As I continue imaging and curating a collection of Apple II software I received last year, I have an increased appreciation for the importance of preserving physical floppy disks.

Multiple labels and overwriting are visible in this scan of an old 5.25″ floppy disk.

I have a floppy which contains a copy of a game called “Nosh Kosh.” To preserve the game digitally, Keith Hacke created a “disk image”, which in this case is a .DSK file that can be played in Apple II emulators.

Hopefully these digital disk images will endure online and in archives long after the last magnetic particles have flaked off the original physical floppy.

But the floppy still has important physical artifacts, particularly the labels.

This specific “Nosh Kosh” disk has a stack of different labels and writing. “The Nosh Kosh” is written in permanent marker over a label that reads, in part, “Jerusalem Squares Question Bank Editor.” So obviously the Nosh Kosh game was not the original content of this floppy.

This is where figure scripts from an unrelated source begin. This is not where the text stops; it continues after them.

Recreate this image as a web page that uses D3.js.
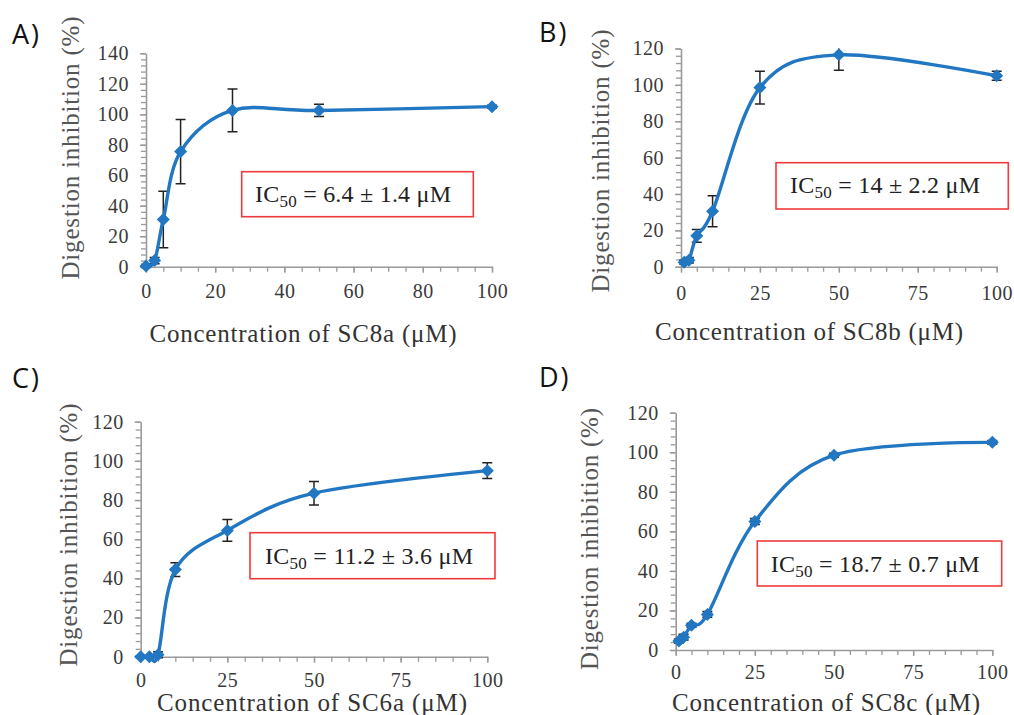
<!DOCTYPE html>
<html><head><meta charset="utf-8">
<script src="https://cdn.jsdelivr.net/npm/d3@7"></script>
<style>body{margin:0;background:#fff}svg{display:block}</style>
</head><body><svg id="c" width="1014" height="715"></svg>
<script>
// ---------- data ----------
const concA = [0, 2.5, 5, 10, 25, 50, 100];
const inhibA = [0.5, 4, 31, 75.5, 102.5, 102.5, 105];
const errA = [1, 2, 18.5, 21, 14, 4, 1];

const concB = [1, 2.5, 5, 10, 25, 50, 100];
const inhibB = [2.5, 3.5, 17, 30.5, 98.5, 116.5, 105];
const errB = [1, 1.5, 3.5, 8.5, 9, 8.5, 2.5];

const concC = [0, 2.5, 5, 10, 25, 50, 100];
const inhibC = [0, 0, 1, 44.5, 64.5, 83.5, 95];
const errC = [0.5, 0.5, 1.5, 3.5, 5.5, 6, 4];

const concD = [1, 2.5, 5, 10, 25, 50, 100];
const inhibD = [4.5, 6.5, 12.5, 18, 65, 98.5, 105];
const errD = [1, 1.5, 1, 1.5, 1.5, 1, 1];

const xTicksA = [0, 20, 40, 60, 80, 100];
const yTicksA = [0, 20, 40, 60, 80, 100, 120, 140];
const xTicksBCD = [0, 25, 50, 75, 100];
const yTicksBCD = [0, 20, 40, 60, 80, 100, 120];

const panelLetters = ["A)", "B)", "C)", "D)"];
const compounds = ["SC8a", "SC8b", "SC6a", "SC8c"];
const ic50Values = ["6.4 ± 1.4", "14 ± 2.2", "11.2 ± 3.6", "18.7 ± 0.7"];
const yTitle = "Digestion inhibition (%)";

// ---------- layout ----------
const layouts = [
  {x:concA, y:inhibA, e:errA, xt:xTicksA, yt:yTicksA, xMinor:5, yMinor:4,
   L:146, R:492, T:53.3, B:266.7, xPad:11,
   letter:[12,44], yT:[79,148, 263], xT:[303,342,307],
   box:[241.7,171.7,473.3,216.7], txt:[255,202,196]},
  {x:concB, y:inhibB, e:errB, xt:xTicksBCD, yt:yTicksBCD, xMinor:5, yMinor:4,
   L:681, R:996.7, T:48.5, B:266.7, xPad:13,
   letter:[539,42], yT:[609,161,263], xT:[809,340,308],
   box:[776,162.7,1008.3,209], txt:[790,193,190]},
  {x:concC, y:inhibC, e:errC, xt:xTicksBCD, yt:yTicksBCD, xMinor:5, yMinor:4,
   L:140.7, R:487.3, T:421.7, B:656.7, xPad:10,
   letter:[12,388], yT:[77,535,263], xT:[312,711,310],
   box:[250,532.7,495,578.7], txt:[265,563.5,208]},
  {x:concD, y:inhibD, e:errD, xt:xTicksBCD, yt:yTicksBCD, xMinor:5, yMinor:4,
   L:675.7, R:992.3, T:412.7, B:650, xPad:9,
   letter:[539,387], yT:[598,539,262], xT:[826,711,308],
   box:[757.3,541,1001.7,586], txt:[770.7,571.7,209]}
];

const svg = d3.select("#c");
svg.append("rect").attr("width",1014).attr("height",715).attr("fill","#fff");

const blue = "#2277c2";
const axisCol = "#9a9a9a";
const serif = "'Liberation Serif', 'Times New Roman', serif";

layouts.forEach((p, i) => {
  const g = svg.append("g");
  const xs = d3.scaleLinear().domain([0, d3.max(p.xt)]).range([p.L, p.R]);
  const ys = d3.scaleLinear().domain([0, d3.max(p.yt)]).range([p.B, p.T]);

  const cid = "clip" + i;
  svg.append("clipPath").attr("id", cid).append("rect")
    .attr("x", p.L - 10).attr("y", p.T).attr("width", p.R - p.L + 20).attr("height", p.B - p.T + 10);

  // minor ticks
  const xMinorVals = d3.range(0, d3.max(p.xt) + 1e-9, p.xMinor);
  const yMinorVals = d3.range(0, d3.max(p.yt) + 1e-9, p.yMinor);
  const xMin = g.append("g").attr("transform", `translate(0,${p.B})`)
    .call(d3.axisBottom(xs).tickValues(xMinorVals).tickSize(5).tickFormat(""));
  const yMin = g.append("g").attr("transform", `translate(${p.L},0)`)
    .call(d3.axisLeft(ys).tickValues(yMinorVals).tickSize(5).tickFormat(""));
  [xMin, yMin].forEach(a => { a.selectAll("line").attr("stroke", axisCol).attr("stroke-width", 1.3); a.select(".domain").remove(); });

  // major axes
  const xa = g.append("g").attr("transform", `translate(0,${p.B})`)
    .call(d3.axisBottom(xs).tickValues(p.xt).tickSize(6).tickPadding(p.xPad).tickSizeOuter(0));
  const ya = g.append("g").attr("transform", `translate(${p.L},0)`)
    .call(d3.axisLeft(ys).tickValues(p.yt).tickSize(6).tickPadding(11).tickSizeOuter(0));
  [xa, ya].forEach(a => {
    a.attr("font-family", null).attr("font-size", null);
    a.select(".domain").attr("stroke", axisCol).attr("stroke-width", 1.6);
    a.selectAll("line").attr("stroke", axisCol).attr("stroke-width", 1.4);
    a.selectAll("text").style("font-family", serif).style("font-size", "20px")
      .attr("fill", "#3a3a3a").style("letter-spacing", "0.5px");
  });

  // error bars
  const eg = g.append("g").attr("clip-path", `url(#${cid})`);
  p.x.forEach((xv, k) => {
    const cx = xs(xv), y1 = ys(p.y[k] + p.e[k]), y2 = ys(p.y[k] - p.e[k]);
    eg.append("line").attr("x1", cx).attr("x2", cx).attr("y1", y1).attr("y2", y2)
      .attr("stroke", "#222").attr("stroke-width", 1.5);
    [y1, y2].forEach(yy => eg.append("line").attr("x1", cx - 5).attr("x2", cx + 5)
      .attr("y1", yy).attr("y2", yy).attr("stroke", "#222").attr("stroke-width", 1.5));
  });

  // smooth line
  const pts = p.x.map((xv, k) => [xv, p.y[k]]);
  const line = d3.line().x(d => xs(d[0])).y(d => ys(d[1])).curve(d3.curveCardinal.tension(0));
  g.append("path").attr("d", line(pts)).attr("fill", "none")
    .attr("stroke", blue).attr("stroke-width", 3.4).attr("stroke-linecap", "round");

  // diamond markers
  const s = 6.5;
  g.selectAll(null).data(pts).enter().append("path")
    .attr("d", d => { const cx = xs(d[0]), cy = ys(d[1]);
      return `M${cx},${cy - s}L${cx + s},${cy}L${cx},${cy + s}L${cx - s},${cy}Z`; })
    .attr("fill", blue);

  // panel letter
  svg.append("text").attr("x", p.letter[0]).attr("y", p.letter[1])
    .style("font-family", "'Open Sans', 'Noto Sans', sans-serif").style("font-size", "27px")
    .style("letter-spacing", "2px").attr("fill", "#111").text(panelLetters[i]);

  // y title
  svg.append("text").attr("transform", `translate(${p.yT[0]},${p.yT[1]}) rotate(-90)`)
    .attr("text-anchor", "middle").style("font-family", serif).style("font-size", "25px")
    .attr("fill", "#555").attr("textLength", p.yT[2]).attr("lengthAdjust", "spacing")
    .text(yTitle);

  // x title
  svg.append("text").attr("x", p.xT[0]).attr("y", p.xT[1]).attr("text-anchor", "middle")
    .style("font-family", serif).style("font-size", "25px").attr("fill", "#333")
    .attr("textLength", p.xT[2]).attr("lengthAdjust", "spacing")
    .text(`Concentration of ${compounds[i]} (μM)`);

  // IC50 box
  const b = p.box;
  svg.append("rect").attr("x", b[0]).attr("y", b[1]).attr("width", b[2] - b[0]).attr("height", b[3] - b[1])
    .attr("fill", "#fff").attr("stroke", "#f03a3a").attr("stroke-width", 1.6);
  const t = svg.append("text").attr("x", p.txt[0]).attr("y", p.txt[1])
    .style("font-family", serif).style("font-size", "24px").attr("fill", "#222")
    .attr("textLength", p.txt[2]).attr("lengthAdjust", "spacing");
  t.append("tspan").text("IC");
  t.append("tspan").style("font-size", "17px").attr("dy", 5).text("50");
  t.append("tspan").attr("dy", -5).text(` = ${ic50Values[i]} μM`);
});
</script>
</body></html>
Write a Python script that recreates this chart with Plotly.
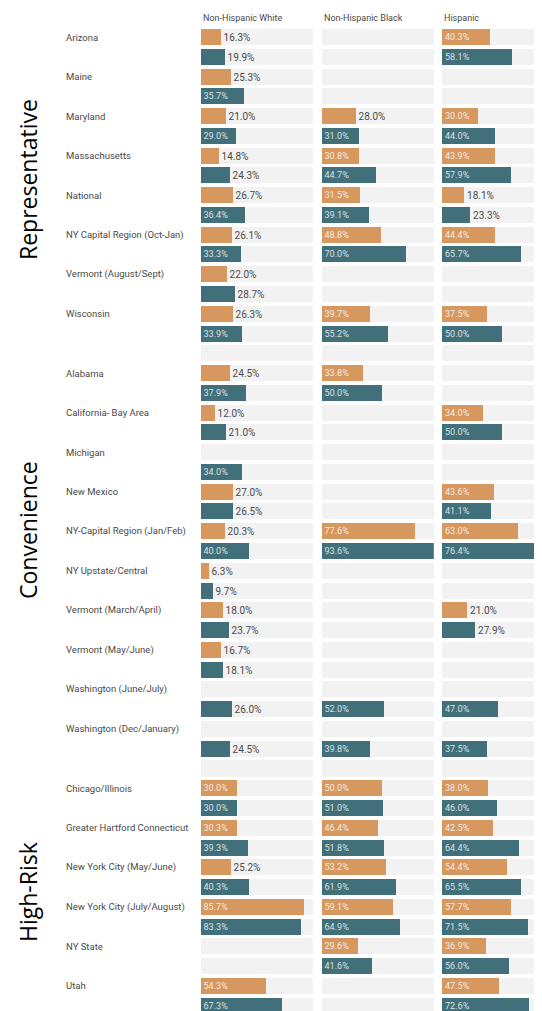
import plotly.graph_objects as go

# ---------------- data ----------------
columns = ["Non-Hispanic White", "Non-Hispanic Black", "Hispanic"]
groups = ["Representative", "Convenience", "High-Risk"]

locations = [
    # Representative
    ["Arizona", "Maine", "Maryland", "Massachusetts", "National",
     "NY Capital Region (Oct-Jan)", "Vermont (August/Sept)", "Wisconsin"],
    # Convenience
    ["Alabama", "California- Bay Area", "Michigan", "New Mexico",
     "NY-Capital Region (Jan/Feb)", "NY Upstate/Central", "Vermont (March/April)",
     "Vermont (May/June)", "Washington (June/July)", "Washington (Dec/January)"],
    # High-Risk
    ["Chicago/Illinois", "Greater Hartford Connecticut", "New York City (May/June)",
     "New York City (July/August)", "NY State", "Utah"],
]

# orange series (first bar of each location), per column, in location order
white_a = [16.3, 25.3, 21.0, 14.8, 26.7, 26.1, 22.0, 26.3,
           24.5, 12.0, None, 27.0, 20.3, 6.3, 18.0, 16.7, None, None,
           30.0, 30.3, 25.2, 85.7, None, 54.3]
white_b = [19.9, 35.7, 29.0, 24.3, 36.4, 33.3, 28.7, 33.9,
           37.9, 21.0, 34.0, 26.5, 40.0, 9.7, 23.7, 18.1, 26.0, 24.5,
           30.0, 39.3, 40.3, 83.3, None, 67.3]
black_a = [None, None, 28.0, 30.8, 31.5, 48.8, None, 39.7,
           33.8, None, None, None, 77.6, None, None, None, None, None,
           50.0, 46.4, 53.2, 59.1, 29.6, None]
black_b = [None, None, 31.0, 44.7, 39.1, 70.0, None, 55.2,
           50.0, None, None, None, 93.6, None, None, None, 52.0, 39.8,
           51.0, 51.8, 61.9, 64.9, 41.6, None]
hisp_a = [40.3, None, 30.0, 43.9, 18.1, 44.4, None, 37.5,
          None, 34.0, None, 43.6, 63.0, None, 21.0, None, None, None,
          38.0, 42.5, 54.4, 57.7, 36.9, 47.5]
hisp_b = [58.1, None, 44.0, 57.9, 23.3, 65.7, None, 50.0,
          None, 50.0, None, 41.1, 76.4, None, 27.9, None, 47.0, 37.5,
          46.0, 64.4, 65.5, 71.5, 56.0, 72.6]

series_a = [white_a, black_a, hisp_a]
series_b = [white_b, black_b, hisp_b]

# ---------------- styling ----------------
W, H = 560, 1011
ORANGE = "#D6985F"
TEAL = "#41707A"
BAND = "#F2F2F2"
LABEL = "#4a4a4a"
INSIDE_MIN = 29.0

# row layout (row index grows downward)
rows_a, rows_b = [], []
r = 0
for gi, locs in enumerate(locations):
    for _ in locs:
        rows_a.append(r)
        rows_b.append(r + 1)
        r += 2
    if gi < len(locations) - 1:
        r += 1
n_rows = r
all_rows = list(range(n_rows))
names = [n for locs in locations for n in locs]

vmax = max(v for s in series_a + series_b for v in s if v is not None)

# pixel geometry (figure coordinates)
px_left = [192.5, 313.5, 434.0]
band_px = 112.3
px_per_unit = band_px / vmax
row0_px, pitch = 29.0, 19.77

fig = go.Figure()

axis_names = ["x", "x2", "x3"]
for ci in range(3):
    xa = axis_names[ci]
    # background bands
    fig.add_trace(go.Bar(
        x=[vmax] * n_rows, y=all_rows, orientation="h", xaxis=xa, yaxis="y",
        marker=dict(color=BAND, line=dict(width=0)), width=0.81,
        hoverinfo="skip", showlegend=False))
    for vals, rows, color in ((series_a[ci], rows_a, ORANGE),
                              (series_b[ci], rows_b, TEAL)):
        text = ["" if v is None else f"{v:.1f}%" for v in vals]
        pos = ["inside" if (v is not None and v >= INSIDE_MIN) else "outside"
               for v in vals]
        fig.add_trace(go.Bar(
            x=vals, y=rows, orientation="h", xaxis=xa, yaxis="y",
            marker=dict(color=color, line=dict(width=0)), width=0.81,
            text=text, textposition=pos, insidetextanchor="start",
            insidetextfont=dict(family="Roboto", size=10, color="rgba(255,255,255,0.82)"),
            outsidetextfont=dict(family="Roboto", size=10, color=LABEL),
            cliponaxis=False, showlegend=False,
            hovertemplate="%{y}: %{x:.1f}%<extra></extra>"))

layout_axes = {}
for ci in range(3):
    left = px_left[ci]
    right = min(left + band_px, W)
    key = "xaxis" if ci == 0 else f"xaxis{ci + 1}"
    layout_axes[key] = dict(
        domain=[left / W, right / W],
        range=[0, (right - left) / px_per_unit],
        visible=False, fixedrange=True, anchor="y")

y_top = -row0_px / pitch
y_bot = (H - row0_px) / pitch
fig.update_layout(
    width=W, height=H,
    margin=dict(l=0, r=0, t=0, b=0),
    paper_bgcolor="white", plot_bgcolor="white",
    barmode="overlay", bargap=0,
    yaxis=dict(range=[y_bot, y_top], visible=False, fixedrange=True, domain=[0, 1]),
    **layout_axes,
)

annotations = []
# column headers
for ci, col in enumerate(columns):
    annotations.append(dict(
        text=col, x=px_left[ci] / W, y=1 - 10 / H, xref="paper", yref="paper",
        xanchor="left", yanchor="middle", showarrow=False,
        font=dict(family="Roboto", size=9, color=LABEL)))
# location labels
for name, row in zip(names, rows_a):
    annotations.append(dict(
        text=name, x=56 / W, y=row, xref="paper", yref="y",
        xanchor="left", yanchor="middle", showarrow=False,
        font=dict(family="Roboto", size=9.5, color=LABEL)))
# group labels
group_center_px = [172, 522, 884]
for g, cy in zip(groups, group_center_px):
    annotations.append(dict(
        text=g, x=20 / W, y=1 - cy / H, xref="paper", yref="paper",
        xanchor="center", yanchor="middle", textangle=-90, showarrow=False,
        font=dict(family="Open Sans", size=23, color="black")))
fig.update_layout(annotations=annotations)

fig.write_html("out.html")
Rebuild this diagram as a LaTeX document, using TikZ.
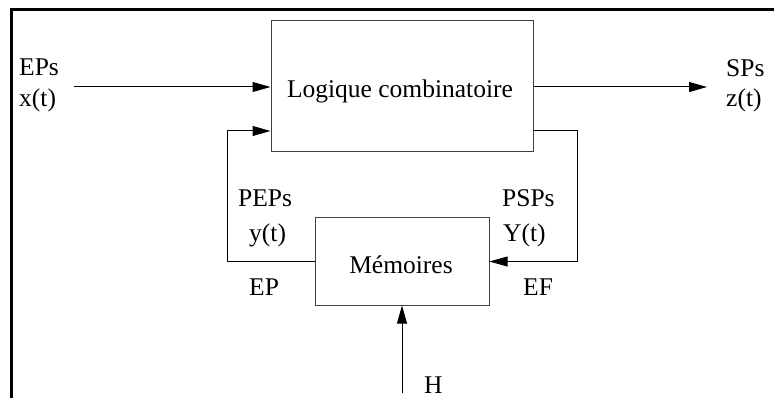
\documentclass[tikz,border=0pt]{standalone}
\usepackage{fontspec}
\setmainfont{Liberation Serif}
\usetikzlibrary{arrows.meta}
\begin{document}
\begin{tikzpicture}[x=1pt,y=-1pt,
  blk/.style={draw=black!75,line width=1pt,inner sep=0pt,minimum width=#1},
  lbl/.style={inner sep=0pt,anchor=base west,font=\fontsize{25.5}{30}\selectfont},
  conn/.style={line width=1pt,-{Triangle[length=18pt,width=10pt]}},
  wire/.style={line width=1pt}]
\useasboundingbox (0,0) rectangle (774,398);
\draw[line width=3pt] (11,398) -- (11,9.5) -- (774,9.5);
\node[blk=262pt,minimum height=131pt] (main) at (402,86.5) {};
\node[blk=174pt,minimum height=87pt] (mem) at (402,261.5) {};
\node[inner sep=0pt,anchor=base,font=\fontsize{25.5}{30}\selectfont] (tmain) at (400,98) {Logique combinatoire};
\node[inner sep=0pt,anchor=base,font=\fontsize{25.5}{30}\selectfont] (tmem) at (401,273) {Mémoires};
\node[lbl] (eps) at (19,76) {EPs};
\node[lbl] (xt) at (19,107) {x(t)};
\node[lbl] (sps) at (726,77) {SPs};
\node[lbl] (zt) at (726,107) {z(t)};
\node[lbl] (peps) at (238,207) {PEPs};
\node[lbl] (yt) at (249,242) {y(t)};
\node[lbl] (psps) at (502,207) {PSPs};
\node[lbl] (Yt) at (503,242) {Y(t)};
\node[lbl] (ep) at (249,295) {EP};
\node[lbl] (ef) at (523,295) {EF};
\node[lbl] (h) at (424,393) {H};
\coordinate (in) at (74,87);
\coordinate (out) at (707,87);
\coordinate (hin) at (402,393);
\coordinate (fbr) at (577,131);
\coordinate (fbl) at (227,131);
\draw[conn] (in) -- (main.west |- in);
\draw[conn] (main.east |- out) -- (out);
\draw[conn] (main.east |- fbr) -- (fbr) |- (mem.east);
\draw[conn] (mem.west) -| (fbl) -- (main.west |- fbl);
\draw[conn] (hin) -- (mem.south);
\end{tikzpicture}
\end{document}
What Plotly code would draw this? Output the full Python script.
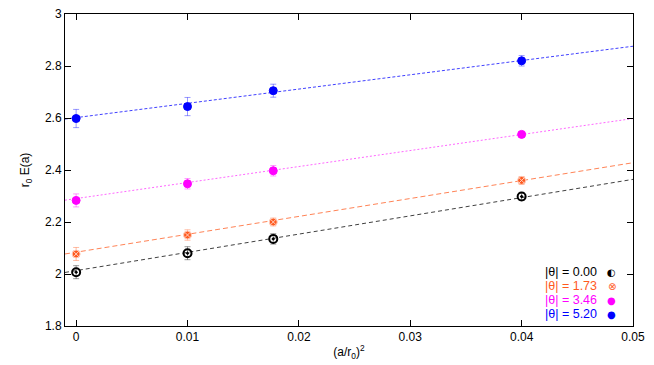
import plotly.graph_objects as go

# data
x_vals = [0.0, 0.01, 0.0177, 0.04]
labels = ["|θ| = 0.00", "|θ| = 1.73", "|θ| = 3.46", "|θ| = 5.20"]
key_glyphs = ["◐", "⊗", "●", "●"]
e_000 = [2.007, 2.080, 2.135, 2.298]
e_173 = [2.077, 2.150, 2.200, 2.360]
e_346 = [2.283, 2.347, 2.397, 2.537]
e_520 = [2.598, 2.644, 2.705, 2.820]
err_000 = [0.025, 0.025, 0.02, 0.015]
err_173 = [0.025, 0.02, 0.015, 0.015]
err_346 = [0.025, 0.02, 0.02, 0.01]
err_520 = [0.035, 0.035, 0.025, 0.02]
fit_x = [-0.001, 0.05]
fit_000 = [2.006, 2.364]
fit_173 = [2.077, 2.428]
fit_346 = [2.284, 2.598]
fit_520 = [2.596, 2.876]

colors = ["#000000", "#ff5a1e", "#ff00ff", "#0000ff"]
err_colors = ["rgba(0,0,0,0.4)", "rgba(255,90,30,0.4)", "rgba(255,0,255,0.4)", "rgba(0,0,255,0.4)"]
line_colors = ["rgba(0,0,0,0.75)", "rgba(255,90,30,0.75)", "rgba(255,0,255,0.6)", "rgba(0,0,255,0.75)"]
dashes = ["4px,3px", "5px,3px", "2px,2px", "3px,2px"]
symbols = ["circle-open-dot", "circle-x", "circle", "circle"]
mline = ["#000000", "#ffd0c0", "#ff00ff", "#0000ff"]
mline_w = [2.0, 1.0, 1.0, 1.0]

series = [e_000, e_173, e_346, e_520]
errs = [err_000, err_173, err_346, err_520]
fits = [fit_000, fit_173, fit_346, fit_520]

fig = go.Figure()
for i in range(4):
    fig.add_trace(go.Scatter(
        x=fit_x, y=fits[i], mode="lines",
        line=dict(color=line_colors[i], width=1, dash=dashes[i]),
        showlegend=False, hoverinfo="skip"))
for i in range(4):
    fig.add_trace(go.Scatter(
        x=x_vals, y=series[i], mode="markers",
        name=labels[i],
        marker=dict(color=colors[i], size=8, symbol=symbols[i],
                    line=dict(color=mline[i], width=mline_w[i])),
        error_y=dict(type="data", array=errs[i], color=err_colors[i],
                     thickness=1, width=3),
        showlegend=False))

font = "Liberation Sans, Arial, sans-serif"
axis_common = dict(showgrid=False, zeroline=False, showline=True,
                   linecolor="black", linewidth=1, mirror="ticks",
                   ticks="inside", ticklen=6, tickcolor="black",
                   automargin=False, ticklabeloverflow="allow",
                   tickfont=dict(family=font, size=12, color="black"))

# page body has an 8px margin, so the figure is shrunk and offset
fig.update_layout(
    width=646, height=357,
    margin=dict(l=57, r=21, t=6, b=39),
    paper_bgcolor="white", plot_bgcolor="white",
    font=dict(family=font, size=12, color="black"),
    xaxis=dict(range=[-0.001, 0.05], tickvals=[0, 0.01, 0.02, 0.03, 0.04, 0.05],
               ticktext=["0", "0.01", "0.02", "0.03", "0.04", "0.05"],
               title=dict(text="(a/r<sub>0</sub>)<sup>2</sup>", standoff=4,
                          font=dict(family=font, size=12)),
               **axis_common),
    yaxis=dict(range=[1.8, 3.0], tickvals=[1.8, 2.0, 2.2, 2.4, 2.6, 2.8, 3.0],
               ticktext=["1.8", "2", "2.2", "2.4", "2.6", "2.8", "3"],
               title=dict(text="r<sub>0</sub> E(a)", standoff=12,
                          font=dict(family=font, size=12)),
               **axis_common),
)
ys = [0.173, 0.128, 0.083, 0.038]
for i in range(4):
    fig.add_annotation(x=0.940, y=ys[i], xref="paper", yref="paper",
                       xanchor="right", yanchor="middle", showarrow=False,
                       text=labels[i], font=dict(family=font, size=12.5, color=colors[i]))
    fig.add_annotation(x=0.963, y=ys[i], xref="paper", yref="paper",
                       xanchor="center", yanchor="middle", showarrow=False,
                       text=key_glyphs[i],
                       font=dict(family="DejaVu Sans", size=10, color=colors[i]))
fig.write_html("out.html")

It reminds me of Christopher Tolkien’s work editing his father’s manuscripts. Because of paper shortages, J.R.R. Tolkien often wrote new drafts in ink on the same sheets of paper as his original pencilled drafts.

Sometimes CRJT could make out the underlying pencilled drafts, but often he couldn’t, and much of that early drafting remains tantalizingly lost to time.

In this respect, the 1980s and 1990s were not so different from Tolkien’s day. Disks could be expensive, and they filled up with data. If you ran out of blank disks, but had data you needed to save, it was very common to overwrite old disks with new data if you felt like you could live without the old stuff.

There was a time when Gesher Educational Affiliates would have had many copies of their “Jerusalem Squares” software as well as this editor. But as far as I can tell — and I have done extensive research on Gesher’s software effort — both game and editor remain unarchived and may be lost to time.

This label, then, is one more tantalizing piece of evidence that the game and the editor did exist. And I can hope that maybe copies will be located someday.